David Boxenhorn sent me a link to the answer:
The letter H is always mute [in Spanish]. It is written [...] orthographically [but not etymologically] in initial hue- (in the traditional graphic there was not distinction between U and V and writing without initial h- could suggest the reading ve-), cf.:
hueso (<= L. ossum) bone, huevo (<= L. ovum) egg;
So h was a consonant letter that indicated the absence of a consonant phoneme (i.e., /v/).
龚勋 Gong Xun independently sent me the same solution and reminded me about how Spanish hu- stands for /w/: e.g., in Nahuatl [ˈnaːwatɬ] (in Nahuatl pronunciation).
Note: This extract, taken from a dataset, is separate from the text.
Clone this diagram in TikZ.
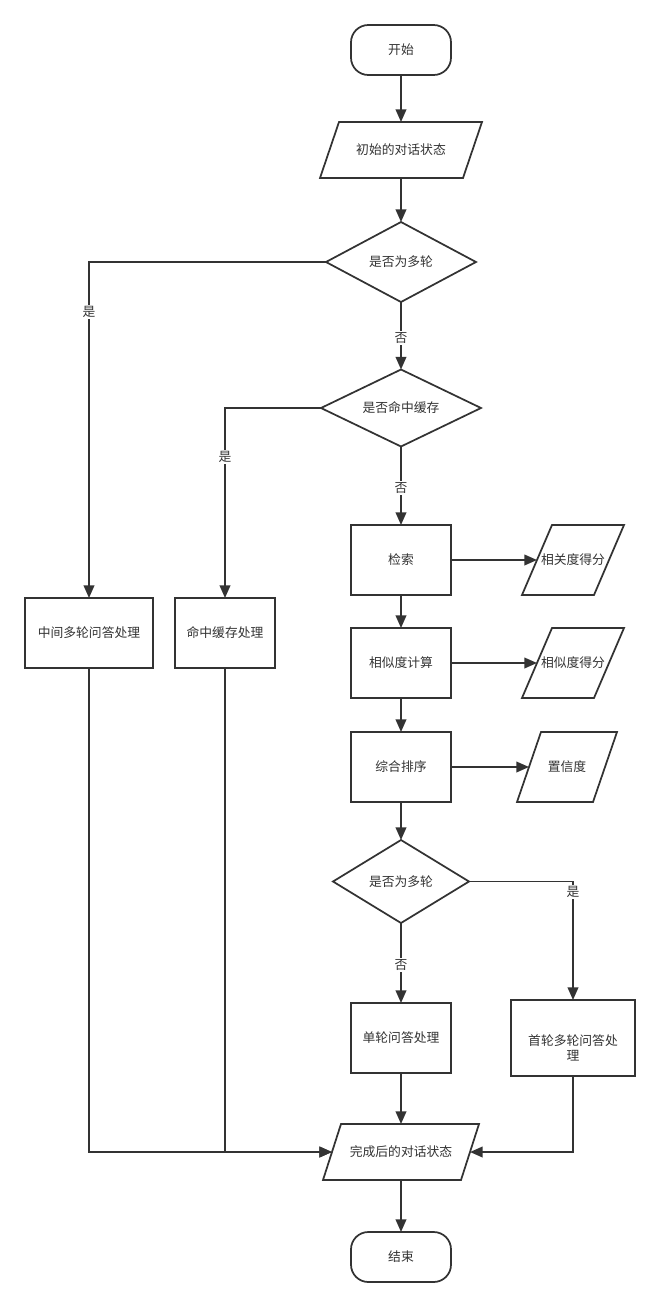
\documentclass[tikz,border=0pt]{standalone}
\usepackage{fontspec}
\setmainfont{Noto Sans CJK SC}
\usetikzlibrary{arrows.meta}
\definecolor{ink}{HTML}{333333}
\begin{document}
\begin{tikzpicture}[x=0.75pt,y=-0.75pt,
  every node/.style={font=\fontsize{9.6}{11.5}\selectfont, text=ink},
  base/.style={inner sep=0pt, outer sep=0pt, line width=1.3pt, draw=ink},
  term/.style={base, rounded corners=13pt, minimum width=75pt, minimum height=37.5pt},
  proc/.style={base, minimum width=75pt, minimum height=52.5pt},
  ghost/.style={inner sep=0pt, outer sep=0pt, draw=none},
  lbl/.style={fill=white, inner sep=1pt},
  conn/.style={line width=1.3pt, draw=ink, -{Triangle[length=9.5pt,width=8pt]}},
  plainconn/.style={line width=1.3pt, draw=ink}
]
\useasboundingbox (0,0) rectangle (660,1307);
\fill[white] (0,0) rectangle (660,1307);

% parallelogram helper
\newcommand{\para}[2]{%
  \draw[base, line join=miter] ([xshift=#2/2]#1.north west) -- ([xshift=#2/2]#1.north east)
     -- ([xshift=-#2/2]#1.south east) -- ([xshift=-#2/2]#1.south west) -- cycle;}
\newcommand{\dia}[1]{%
  \draw[base, line join=miter] (#1.north) -- (#1.east) -- (#1.south) -- (#1.west) -- cycle;}

\node[term] (start) at (401,50) {开始};

\node[ghost, minimum width=107.25pt, minimum height=42pt] (init) at (401,150) {初始的对话状态};
\para{init}{14.25pt}

\node[ghost, minimum width=112.5pt, minimum height=60pt] (d1) at (401,262) {是否为多轮};
\dia{d1}

\node[ghost, minimum width=120pt, minimum height=57.75pt] (d2) at (401,408) {是否命中缓存};
\dia{d2}

\node[proc] (search) at (401,560) {检索};
\node[ghost, minimum width=54pt, minimum height=52.5pt] (rel) at (573,560) {相关度得分};
\para{rel}{22.5pt}

\node[proc] (sim) at (401,663) {相似度计算};
\node[ghost, minimum width=54pt, minimum height=52.5pt] (simscore) at (573,663) {相似度得分};
\para{simscore}{22.5pt}

\node[proc] (rank) at (401,767) {综合排序};
\node[ghost, minimum width=57pt, minimum height=52.5pt] (conf) at (567,767) {置信度};
\para{conf}{18pt}

\node[ghost, minimum width=102pt, minimum height=62.25pt] (d3) at (401,881.5) {是否为多轮};
\dia{d3}

\node[proc] (single) at (401,1038) {单轮问答处理};
\node[proc, minimum width=93pt, minimum height=57pt] (first) at (573,1038) {};
\node[align=center, inner sep=0pt] (firsttxt) at (573,1048) {首轮多轮问答处\\理};

\node[proc, minimum width=96pt] (box1) at (89,633) {中间多轮问答处理};
\node[proc] (box2) at (225,633) {命中缓存处理};

\node[ghost, minimum width=103.5pt, minimum height=42pt] (done) at (401,1152) {完成后的对话状态};
\para{done}{13.5pt}

\node[term] (end) at (401,1257) {结束};

% connectors
\draw[conn] (start) -- (init);
\draw[conn] (init) -- (d1);
\draw[conn] (d1) -- (d2);
\draw[conn] (d1.west) -| (box1.north);
\draw[conn] (d2.west) -| (box2.north);
\draw[conn] (d2) -- (search);
\draw[conn] (search) -- (rel);
\draw[conn] (search) -- (sim);
\draw[conn] (sim) -- (simscore);
\draw[conn] (sim) -- (rank);
\draw[conn] (rank) -- (conf);
\draw[conn] (rank) -- (d3);
\draw[conn] (d3) -- (single);
\draw[conn] (d3.east) -| (first.north);
\draw[conn] (box1.south) |- (done.west);
\draw[conn] (box2.south) |- (done.west);
\draw[conn] (single) -- (done);
\draw[conn] (first.south) |- (done.east);
\draw[conn] (done) -- (end);

% labels
\node[lbl] (l1) at (401,338) {否};
\node[lbl] (l2) at (89,312) {是};
\node[lbl] (l3) at (225,457) {是};
\node[lbl] (l4) at (401,488) {否};
\node[lbl] (l5) at (401,965) {否};
\node[lbl] (l6) at (573,892) {是};
\end{tikzpicture}
\end{document}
All this made me realize why French huit 'eight' has a nonetymological h-. Wiktionary confirmed my guess:
From Old French uit, from Latin octō, the h was added to avoid confusion with vit.
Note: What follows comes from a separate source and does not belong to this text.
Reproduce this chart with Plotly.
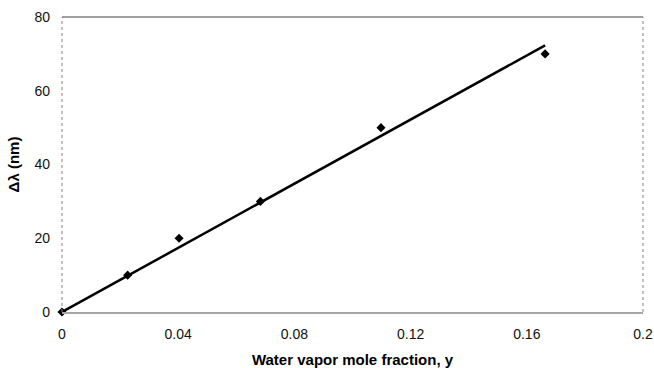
import plotly.graph_objects as go

# Measured data
mole_fraction = [0, 0.0226, 0.0403, 0.0683, 0.1098, 0.1663]
delta_lambda = [0, 10, 20, 30, 50, 70]

# Linear fit line (through origin)
fit_x = [0, 0.1663]
fit_y = [0, 72.3]

x_ticks = [0, 0.04, 0.08, 0.12, 0.16, 0.2]
x_tick_text = ["0", "0.04", "0.08", "0.12", "0.16", "0.2"]
y_ticks = [0, 20, 40, 60, 80]

FONT = "Liberation Sans, Arial, sans-serif"

fig = go.Figure()
fig.add_trace(go.Scatter(
    x=fit_x, y=fit_y, mode="lines",
    line=dict(color="black", width=2.5),
    showlegend=False, hoverinfo="skip", cliponaxis=False,
))
fig.add_trace(go.Scatter(
    x=mole_fraction, y=delta_lambda, mode="markers",
    marker=dict(symbol="diamond", size=7, color="black"),
    showlegend=False, cliponaxis=False,
))

fig.update_layout(
    width=654, height=368,
    margin=dict(l=62, r=11, t=17, b=56),
    paper_bgcolor="white", plot_bgcolor="white",
    font=dict(family=FONT, size=14, color="black"),
    xaxis=dict(
        range=[0, 0.2], tickvals=x_ticks, ticktext=x_tick_text,
        showgrid=False, zeroline=False, automargin=False,
        showline=True, linecolor="#a6a6a6", linewidth=2,
        ticks="", ticklabelstandoff=8,
        tickfont=dict(family=FONT, size=14, color="#111"),
        title=dict(text="<b>Water vapor mole fraction, y</b>", standoff=14,
                   font=dict(family=FONT, size=15)),
    ),
    yaxis=dict(
        range=[0, 80], tickvals=y_ticks,
        showgrid=False, zeroline=False, showline=False, automargin=False,
        ticks="", ticklabelstandoff=11,
        tickfont=dict(family=FONT, size=14, color="#111"),
        title=dict(text="<b>Δλ (nm)</b>", standoff=11,
                   font=dict(family=FONT, size=15)),
    ),
    shapes=[
        dict(type="line", xref="paper", yref="paper", x0=0, x1=1, y0=1, y1=1,
             line=dict(color="#808080", width=1.5)),
        dict(type="line", xref="paper", yref="paper", x0=0, x1=0, y0=0, y1=1,
             line=dict(color="#808080", width=1, dash="dot")),
        dict(type="line", xref="paper", yref="paper", x0=1, x1=1, y0=0, y1=1,
             line=dict(color="#808080", width=1, dash="dot")),
    ],
)

fig.write_html(
    "out.html",
    config={"displayModeBar": False},
    post_script="document.body.style.margin='0';document.body.style.overflow='hidden';",
)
But I still don't understand what's going on with 'egg' in Iranian:
Indo-Iranian: *āwya-(ka-)*Indic: Sanskrit vi- 'bird'
Iranian (no Proto-Iranian form at Wiktionary)
h- (Baluchi, Kurdish, Zazaki)
Ø- (Avestan, Khotanese, Ossetic)
y- (Khwarezmian; y- was added "irregularly" to initial ā- according to Henning 1977: 489)
Did some dialect(s) of Proto-Iranian develop an initial x/h-?
*2.17.4:51: I don't know how *-ka- can be reconstructed at the Proto-Indo-Iranian level since Sanskrit vi- 'bird' doesn't contain the suffix -ka-. Is there an Indic reflex of *āwya-ka- that I don't know? Or is *āwya-(ka-) a Proto-Iranian rather than a Proto-Indo-Iranian reconstruction?